begin

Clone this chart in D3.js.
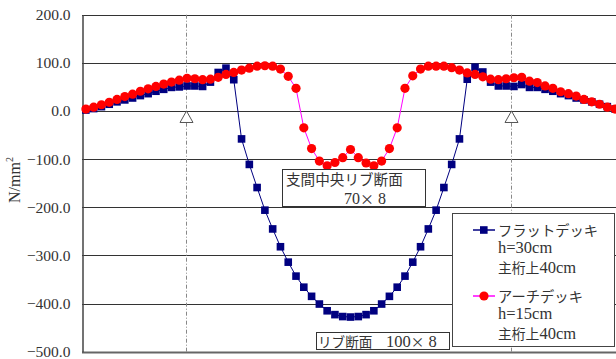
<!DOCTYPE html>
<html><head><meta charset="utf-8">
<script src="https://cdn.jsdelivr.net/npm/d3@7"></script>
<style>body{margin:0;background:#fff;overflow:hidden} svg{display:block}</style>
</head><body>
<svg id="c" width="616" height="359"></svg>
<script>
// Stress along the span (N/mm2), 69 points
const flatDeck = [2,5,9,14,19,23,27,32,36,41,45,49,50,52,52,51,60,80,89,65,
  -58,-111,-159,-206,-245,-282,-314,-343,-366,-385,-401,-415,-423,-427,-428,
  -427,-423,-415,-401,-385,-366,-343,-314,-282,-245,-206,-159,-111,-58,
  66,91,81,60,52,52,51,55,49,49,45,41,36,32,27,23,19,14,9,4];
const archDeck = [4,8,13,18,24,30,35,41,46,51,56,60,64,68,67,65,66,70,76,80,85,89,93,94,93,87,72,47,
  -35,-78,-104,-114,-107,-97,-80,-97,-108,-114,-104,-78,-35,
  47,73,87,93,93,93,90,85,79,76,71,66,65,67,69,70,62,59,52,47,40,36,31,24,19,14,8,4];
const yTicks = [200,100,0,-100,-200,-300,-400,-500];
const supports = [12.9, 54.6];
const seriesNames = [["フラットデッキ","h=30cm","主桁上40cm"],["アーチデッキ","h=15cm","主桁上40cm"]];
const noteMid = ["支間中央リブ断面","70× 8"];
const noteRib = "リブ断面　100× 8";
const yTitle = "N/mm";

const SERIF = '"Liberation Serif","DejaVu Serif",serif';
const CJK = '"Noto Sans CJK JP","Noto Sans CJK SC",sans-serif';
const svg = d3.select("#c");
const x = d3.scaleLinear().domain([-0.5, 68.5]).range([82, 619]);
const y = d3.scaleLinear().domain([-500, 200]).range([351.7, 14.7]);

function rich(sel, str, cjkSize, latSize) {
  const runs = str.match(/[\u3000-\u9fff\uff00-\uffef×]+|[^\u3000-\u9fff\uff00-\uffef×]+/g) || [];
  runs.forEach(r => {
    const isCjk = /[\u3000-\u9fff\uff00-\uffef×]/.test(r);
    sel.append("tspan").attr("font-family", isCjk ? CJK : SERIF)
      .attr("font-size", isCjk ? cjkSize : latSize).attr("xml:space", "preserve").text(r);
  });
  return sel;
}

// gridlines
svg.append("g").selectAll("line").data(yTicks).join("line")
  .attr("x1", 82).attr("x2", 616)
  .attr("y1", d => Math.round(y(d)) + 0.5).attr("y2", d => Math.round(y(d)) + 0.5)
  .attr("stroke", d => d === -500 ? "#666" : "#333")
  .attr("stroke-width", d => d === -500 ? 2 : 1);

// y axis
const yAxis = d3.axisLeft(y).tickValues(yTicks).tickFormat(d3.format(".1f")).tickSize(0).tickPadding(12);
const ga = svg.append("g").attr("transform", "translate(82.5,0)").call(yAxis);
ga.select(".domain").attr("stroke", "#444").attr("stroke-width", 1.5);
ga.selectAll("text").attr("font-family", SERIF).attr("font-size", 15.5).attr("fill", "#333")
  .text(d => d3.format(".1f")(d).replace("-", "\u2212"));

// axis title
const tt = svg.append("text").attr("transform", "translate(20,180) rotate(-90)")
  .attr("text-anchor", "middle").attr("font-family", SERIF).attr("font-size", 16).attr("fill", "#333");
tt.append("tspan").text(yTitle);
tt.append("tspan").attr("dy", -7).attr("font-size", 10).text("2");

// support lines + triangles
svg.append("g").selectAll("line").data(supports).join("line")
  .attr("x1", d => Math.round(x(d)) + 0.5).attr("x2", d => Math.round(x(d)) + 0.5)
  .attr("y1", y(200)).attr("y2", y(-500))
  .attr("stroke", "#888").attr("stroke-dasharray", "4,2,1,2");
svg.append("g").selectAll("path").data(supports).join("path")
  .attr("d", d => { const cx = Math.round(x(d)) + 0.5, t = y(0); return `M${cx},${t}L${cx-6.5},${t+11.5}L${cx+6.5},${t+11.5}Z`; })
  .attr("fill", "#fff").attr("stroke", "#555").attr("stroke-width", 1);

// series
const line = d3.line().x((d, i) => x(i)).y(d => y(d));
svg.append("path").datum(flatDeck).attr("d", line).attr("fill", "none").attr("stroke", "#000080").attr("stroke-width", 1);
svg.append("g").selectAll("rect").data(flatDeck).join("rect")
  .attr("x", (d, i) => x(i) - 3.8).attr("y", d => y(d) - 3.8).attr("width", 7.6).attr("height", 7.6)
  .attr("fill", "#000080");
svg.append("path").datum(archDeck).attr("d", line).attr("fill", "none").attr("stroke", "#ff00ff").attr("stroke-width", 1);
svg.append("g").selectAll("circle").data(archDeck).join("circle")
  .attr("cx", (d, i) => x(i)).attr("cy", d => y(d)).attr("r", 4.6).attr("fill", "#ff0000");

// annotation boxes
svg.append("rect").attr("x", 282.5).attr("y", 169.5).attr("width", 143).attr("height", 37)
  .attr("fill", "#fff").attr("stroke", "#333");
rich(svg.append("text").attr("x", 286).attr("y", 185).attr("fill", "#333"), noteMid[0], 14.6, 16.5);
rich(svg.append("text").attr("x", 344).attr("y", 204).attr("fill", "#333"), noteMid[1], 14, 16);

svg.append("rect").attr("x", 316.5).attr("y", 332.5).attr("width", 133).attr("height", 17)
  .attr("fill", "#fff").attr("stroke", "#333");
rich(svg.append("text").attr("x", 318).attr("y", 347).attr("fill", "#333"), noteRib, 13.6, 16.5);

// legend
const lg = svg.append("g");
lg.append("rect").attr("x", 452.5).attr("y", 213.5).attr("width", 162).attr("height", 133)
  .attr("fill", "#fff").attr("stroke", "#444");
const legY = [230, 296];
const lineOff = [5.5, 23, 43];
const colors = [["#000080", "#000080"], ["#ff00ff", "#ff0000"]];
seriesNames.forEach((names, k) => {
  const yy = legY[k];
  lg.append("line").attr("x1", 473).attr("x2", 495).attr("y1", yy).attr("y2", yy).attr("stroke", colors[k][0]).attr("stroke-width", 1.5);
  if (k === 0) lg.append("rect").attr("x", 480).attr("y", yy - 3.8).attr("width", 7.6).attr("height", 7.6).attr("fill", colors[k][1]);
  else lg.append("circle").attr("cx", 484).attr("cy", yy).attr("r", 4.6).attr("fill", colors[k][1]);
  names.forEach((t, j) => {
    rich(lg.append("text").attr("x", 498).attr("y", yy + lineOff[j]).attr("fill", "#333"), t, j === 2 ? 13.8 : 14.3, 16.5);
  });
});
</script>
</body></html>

end
begin

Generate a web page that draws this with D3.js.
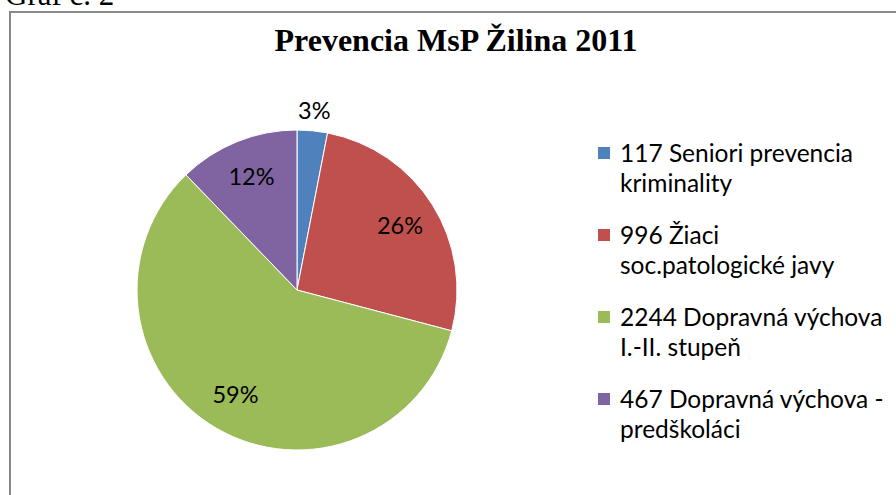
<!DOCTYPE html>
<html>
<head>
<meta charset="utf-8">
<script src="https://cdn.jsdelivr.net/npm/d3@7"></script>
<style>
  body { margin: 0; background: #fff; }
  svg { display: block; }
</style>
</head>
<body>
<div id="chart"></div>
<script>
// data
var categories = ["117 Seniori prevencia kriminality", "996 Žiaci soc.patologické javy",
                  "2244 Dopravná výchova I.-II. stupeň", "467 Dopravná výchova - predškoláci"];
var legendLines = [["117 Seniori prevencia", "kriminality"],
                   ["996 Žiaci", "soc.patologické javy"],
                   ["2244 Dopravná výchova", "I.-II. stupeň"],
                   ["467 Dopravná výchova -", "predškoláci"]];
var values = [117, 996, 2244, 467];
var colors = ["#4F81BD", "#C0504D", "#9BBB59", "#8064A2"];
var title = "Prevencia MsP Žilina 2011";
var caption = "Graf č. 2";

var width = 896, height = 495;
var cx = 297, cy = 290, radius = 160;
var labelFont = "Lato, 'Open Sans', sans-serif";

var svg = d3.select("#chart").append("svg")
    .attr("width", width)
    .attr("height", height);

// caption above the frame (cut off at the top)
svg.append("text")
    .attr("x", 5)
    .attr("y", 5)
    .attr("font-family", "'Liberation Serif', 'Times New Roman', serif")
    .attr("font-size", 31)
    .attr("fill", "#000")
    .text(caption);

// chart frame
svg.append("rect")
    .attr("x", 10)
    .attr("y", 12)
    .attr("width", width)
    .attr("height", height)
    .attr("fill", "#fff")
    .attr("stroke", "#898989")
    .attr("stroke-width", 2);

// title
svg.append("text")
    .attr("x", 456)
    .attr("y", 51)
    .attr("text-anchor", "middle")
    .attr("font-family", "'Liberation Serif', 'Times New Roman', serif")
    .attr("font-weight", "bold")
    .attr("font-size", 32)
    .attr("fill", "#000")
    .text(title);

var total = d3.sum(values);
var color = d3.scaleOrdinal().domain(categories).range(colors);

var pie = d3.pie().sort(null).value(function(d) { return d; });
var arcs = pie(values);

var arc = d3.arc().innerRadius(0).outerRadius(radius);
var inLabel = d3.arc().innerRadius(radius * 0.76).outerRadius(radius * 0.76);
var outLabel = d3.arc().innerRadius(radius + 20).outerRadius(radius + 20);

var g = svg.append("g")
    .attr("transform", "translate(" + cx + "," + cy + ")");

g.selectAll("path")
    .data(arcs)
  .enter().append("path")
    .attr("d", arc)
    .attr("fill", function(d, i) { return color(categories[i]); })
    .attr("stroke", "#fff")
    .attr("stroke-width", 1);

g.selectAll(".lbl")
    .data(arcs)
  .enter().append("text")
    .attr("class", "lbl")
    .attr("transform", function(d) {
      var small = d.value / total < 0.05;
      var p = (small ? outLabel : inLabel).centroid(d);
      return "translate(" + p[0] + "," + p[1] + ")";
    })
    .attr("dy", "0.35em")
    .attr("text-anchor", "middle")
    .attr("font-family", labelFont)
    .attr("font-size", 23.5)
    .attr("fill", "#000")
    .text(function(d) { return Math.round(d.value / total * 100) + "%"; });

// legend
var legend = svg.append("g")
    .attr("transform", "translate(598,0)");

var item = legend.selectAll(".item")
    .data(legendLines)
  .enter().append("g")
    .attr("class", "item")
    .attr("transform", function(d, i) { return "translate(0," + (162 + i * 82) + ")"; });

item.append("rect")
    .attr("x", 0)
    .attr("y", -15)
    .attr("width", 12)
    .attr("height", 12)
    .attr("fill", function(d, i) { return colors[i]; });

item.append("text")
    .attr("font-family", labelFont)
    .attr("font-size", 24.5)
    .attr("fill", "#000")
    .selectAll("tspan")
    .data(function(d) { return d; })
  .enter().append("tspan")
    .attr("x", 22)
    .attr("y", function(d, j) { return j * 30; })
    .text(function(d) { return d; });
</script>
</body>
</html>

end

[Your instructions]
Print everything from the line with "Clone this chart in D3.js." down to the line with "d3.scaleLinear().domain([-500, 200]).range([351.7, 14.7]);" in the entries above, both lines included and nothing more, without the pictures.

[Exercise answer]
Clone this chart in D3.js.
<!DOCTYPE html>
<html><head><meta charset="utf-8">
<script src="https://cdn.jsdelivr.net/npm/d3@7"></script>
<style>body{margin:0;background:#fff;overflow:hidden} svg{display:block}</style>
</head><body>
<svg id="c" width="616" height="359"></svg>
<script>
// Stress along the span (N/mm2), 69 points
const flatDeck = [2,5,9,14,19,23,27,32,36,41,45,49,50,52,52,51,60,80,89,65,
  -58,-111,-159,-206,-245,-282,-314,-343,-366,-385,-401,-415,-423,-427,-428,
  -427,-423,-415,-401,-385,-366,-343,-314,-282,-245,-206,-159,-111,-58,
  66,91,81,60,52,52,51,55,49,49,45,41,36,32,27,23,19,14,9,4];
const archDeck = [4,8,13,18,24,30,35,41,46,51,56,60,64,68,67,65,66,70,76,80,85,89,93,94,93,87,72,47,
  -35,-78,-104,-114,-107,-97,-80,-97,-108,-114,-104,-78,-35,
  47,73,87,93,93,93,90,85,79,76,71,66,65,67,69,70,62,59,52,47,40,36,31,24,19,14,8,4];
const yTicks = [200,100,0,-100,-200,-300,-400,-500];
const supports = [12.9, 54.6];
const seriesNames = [["フラットデッキ","h=30cm","主桁上40cm"],["アーチデッキ","h=15cm","主桁上40cm"]];
const noteMid = ["支間中央リブ断面","70× 8"];
const noteRib = "リブ断面　100× 8";
const yTitle = "N/mm";

const SERIF = '"Liberation Serif","DejaVu Serif",serif';
const CJK = '"Noto Sans CJK JP","Noto Sans CJK SC",sans-serif';
const svg = d3.select("#c");
const x = d3.scaleLinear().domain([-0.5, 68.5]).range([82, 619]);
const y = d3.scaleLinear().domain([-500, 200]).range([351.7, 14.7]);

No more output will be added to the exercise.